Review: Straight to Normal by Sharif D Rangnekar
Sharif D Rangnekar’s Straight to Normal is a memoir that also chronicles a slice of India’s queer rights movement

Living in 2019, it can appear that mainstream acceptance of the Lesbian, Gay, Bisexual, Transgender (LGBT) community was always a given – especially in a world where Section 377 of the Indian Penal Code has been read down, where the abuse of the queer community does not have the sanction of the laws of the land and where there is no debate, at least in the mainstream media, about the rights these communities should enjoy.
But it was not always so – and that is what Sharif Rangnekar’s book Straight to Normal is about. A slim 200-something page volume, the book narrates the journey of the author, a top journalist and public relations professional, over the course of three decades and therefore, is not just a personal memoir, but also a breezy chronicle of a slice of India’s queer rights movement.
The book begins in the author’s childhood and his explorations of sexuality through teenage and adulthood – in terms familiar to most young people stumbling through bodily changes and desires in a country where there is little acknowledgement, let alone discussion, of sexual developments. In loving detail, Rangnekar talks about his confusion as he found himself repeatedly not attracted to women – as was the norm – but in some indefinable way, to men.

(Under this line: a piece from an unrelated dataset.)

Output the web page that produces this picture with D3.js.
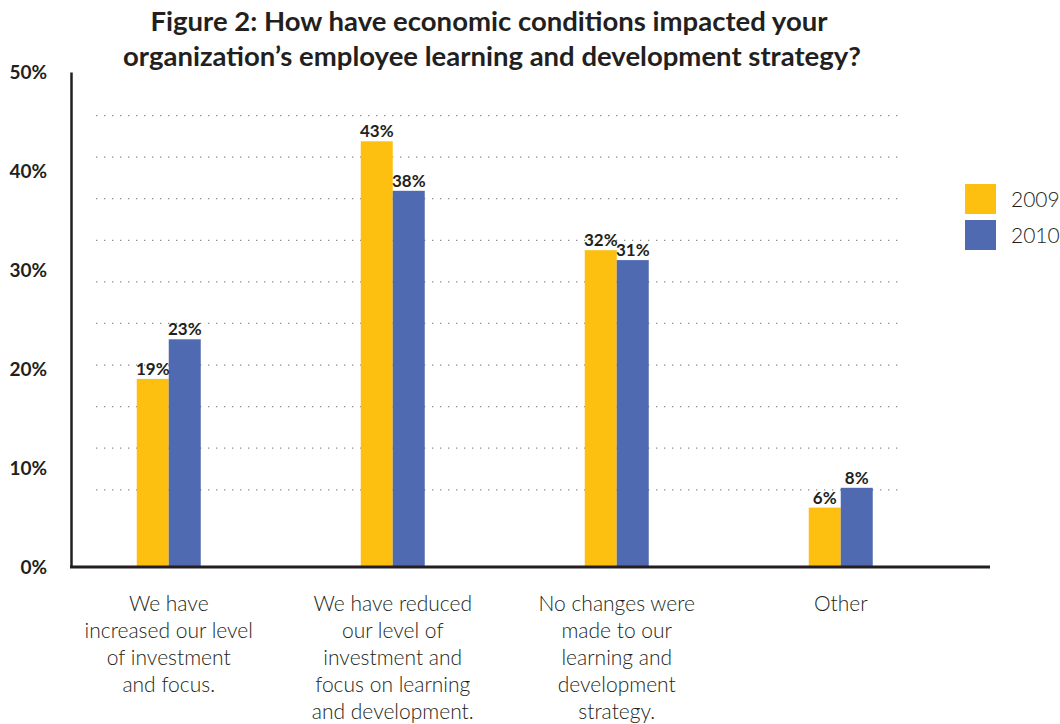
<!DOCTYPE html>
<html lang="en">
<head>
  <meta charset="UTF-8">
  <title>Figure 2</title>
  <style>
    body {
      margin: 0;
      background: #fff;
      font-family: Lato, "Open Sans", sans-serif;
    }
    svg text { fill: #231f20; }
  </style>
</head>
<body>

<script src="https://d3js.org/d3.v7.min.js"></script>
<script>
  // Data
  const categories = [
    ['We have', 'increased our level', 'of investment', 'and focus.'],
    ['We have reduced', 'our level of', 'investment and', 'focus on learning', 'and development.'],
    ['No changes were', 'made to our', 'learning and', 'development', 'strategy.'],
    ['Other']
  ];
  const series = ['2009', '2010'];
  const values2009 = [19, 43, 32, 6];
  const values2010 = [23, 38, 31, 8];
  const yTicks = [0, 10, 20, 30, 40, 50];
  const gridLevels = [7.8, 12, 16.2, 20.4, 24.6, 28.8, 33, 37.2, 41.4, 45.6];

  const colors = { '2009': '#fdc010', '2010': '#4f6ab0' };

  const width = 1060;
  const height = 724;

  const svg = d3.select('body')
    .append('svg')
    .attr('width', width)
    .attr('height', height);

  // Scales
  const x = d3.scaleBand()
    .domain(d3.range(categories.length))
    .range([56.75, 952.75]);

  const xSub = d3.scaleBand()
    .domain(series)
    .range([0, 64]);

  const y = d3.scaleLinear()
    .domain([0, 50])
    .range([567, 72]);

  // Title
  svg.append('text')
    .attr('x', 489)
    .attr('y', 31)
    .attr('text-anchor', 'middle')
    .style('font-size', '27.5px')
    .style('font-weight', 'bold')
    .text('Figure 2: How have economic conditions impacted your');
  svg.append('text')
    .attr('x', 492)
    .attr('y', 66)
    .attr('text-anchor', 'middle')
    .style('font-size', '27.5px')
    .style('font-weight', 'bold')
    .text('organization\u2019s employee learning and development strategy?');

  // Dotted grid
  svg.selectAll('.grid')
    .data(gridLevels)
    .enter()
    .append('line')
    .attr('class', 'grid')
    .attr('x1', 96)
    .attr('x2', 903)
    .attr('y1', d => y(d))
    .attr('y2', d => y(d))
    .attr('stroke', '#8a8a8a')
    .attr('stroke-width', 1.3)
    .attr('stroke-dasharray', '1.3,6.7');

  // Bars
  const groups = svg.selectAll('.group')
    .data(categories.map((c, i) => ({ i: i, vals: [values2009[i], values2010[i]] })))
    .enter()
    .append('g')
    .attr('class', 'group')
    .attr('transform', d => 'translate(' + (x(d.i) + x.bandwidth() / 2 - 32) + ',0)');

  groups.selectAll('rect')
    .data(d => series.map((s, k) => ({ s: s, v: d.vals[k] })))
    .enter()
    .append('rect')
    .attr('x', d => xSub(d.s))
    .attr('y', d => y(d.v))
    .attr('width', xSub.bandwidth())
    .attr('height', d => y(0) - y(d.v))
    .attr('fill', d => colors[d.s]);

  groups.selectAll('.val')
    .data(d => series.map((s, k) => ({ s: s, v: d.vals[k] })))
    .enter()
    .append('text')
    .attr('class', 'val')
    .attr('x', d => xSub(d.s) + xSub.bandwidth() / 2)
    .attr('y', d => y(d.v) - 4)
    .attr('text-anchor', 'middle')
    .style('font-size', '17px')
    .style('font-weight', 'bold')
    .text(d => d.v + '%');

  // Y axis
  const yAxis = svg.append('g')
    .attr('transform', 'translate(71,0)')
    .call(d3.axisLeft(y).tickValues(yTicks).tickSize(0).tickPadding(24).tickFormat(d => d + '%'));
  yAxis.select('.domain').attr('stroke', '#231f20').attr('stroke-width', 2.5);
  yAxis.selectAll('text')
    .style('font-family', 'Lato, sans-serif')
    .style('font-size', '19px')
    .style('font-weight', 'bold')
    .attr('fill', '#231f20');

  // X axis line
  svg.append('line')
    .attr('x1', 70)
    .attr('x2', 990)
    .attr('y1', y(0))
    .attr('y2', y(0))
    .attr('stroke', '#231f20')
    .attr('stroke-width', 3);

  // Category labels
  const catText = svg.selectAll('.cat')
    .data(categories)
    .enter()
    .append('text')
    .attr('class', 'cat')
    .attr('text-anchor', 'middle')
    .style('font-size', '21px')
    .style('font-weight', 300);
  catText.selectAll('tspan')
    .data((d, i) => d.map(line => ({ line: line, i: i })))
    .enter()
    .append('tspan')
    .attr('x', d => x(d.i) + x.bandwidth() / 2)
    .attr('y', (d, j) => 611 + j * 27)
    .text(d => d.line);

  // Legend
  const legend = svg.selectAll('.legend')
    .data(series)
    .enter()
    .append('g')
    .attr('class', 'legend')
    .attr('transform', (d, i) => 'translate(965,' + (184 + i * 36) + ')');
  legend.append('rect')
    .attr('width', 31)
    .attr('height', 30)
    .attr('fill', d => colors[d]);
  legend.append('text')
    .attr('x', 46)
    .attr('y', 23)
    .style('font-size', '21px')
    .style('font-weight', 300)
    .text(d => d);
</script>

</body>
</html>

His struggles with body weight and self-confidence all eminently relatable as is his hesitation in giving voice to his desire – an experience common to many queer people who grow up at a time or place where there is no one to tell them that they are not alone, or different, or wrong.
In fact, loneliness is the one theme that ties the book together as the author attempts to take the reader through what it meant to be a gay man living in Delhi in the 1980s and 1990s, and through many fragments of long and short-term relationships.
A lot of the latter part of the book deals with the nascent activism that was mushrooming in Delhi around the late 90s, especially support groups run by the Naz Foundation, a leading non-governmental organisation that was the main petitioner in a case that had culminated in the Delhi high court reading down Section 377 in 2009.

It is fascinating to get a peek into the dynamics of groups of men coming together 20 years ago, the world around them completely different from what it is now, and their meetings. I had to remind myself that despite the relative invisibility of queer activism at that point, the city must have been teeming with same-sex activity and desire, of all castes, classes and regions. At one place, fittingly, Rangnekar brings up the question of security and feeling secure among gay men, wondering whether one felt secure only in the comfort of people of one’s own station.
I was slightly disappointed that the author didn’t spend more time on the meetings, the dynamics and the people. The breeziness of the book, one of its big strengths, also becomes a sticking point in some sections where maybe some pause-and-reflection at a momentous occasion, personal or professional, would be nicer.
Read more: In India I felt I had the permission to experiment: John Burbidge
My favourite sections of the book are right at the end – one where he tears apart the puerile media coverage of a 2005 murder of a gay man – and another where the author talks of himself and other queer people who had been in the city for years looking at anticipation at the Supreme Court deciding the Section 377 case. “Many of us spent a large part of our lives gathering courage to be ourselves,” exclaims one character. That one line sums up this simple, powerful story of self-discovery that doesn’t pretend to be anything else.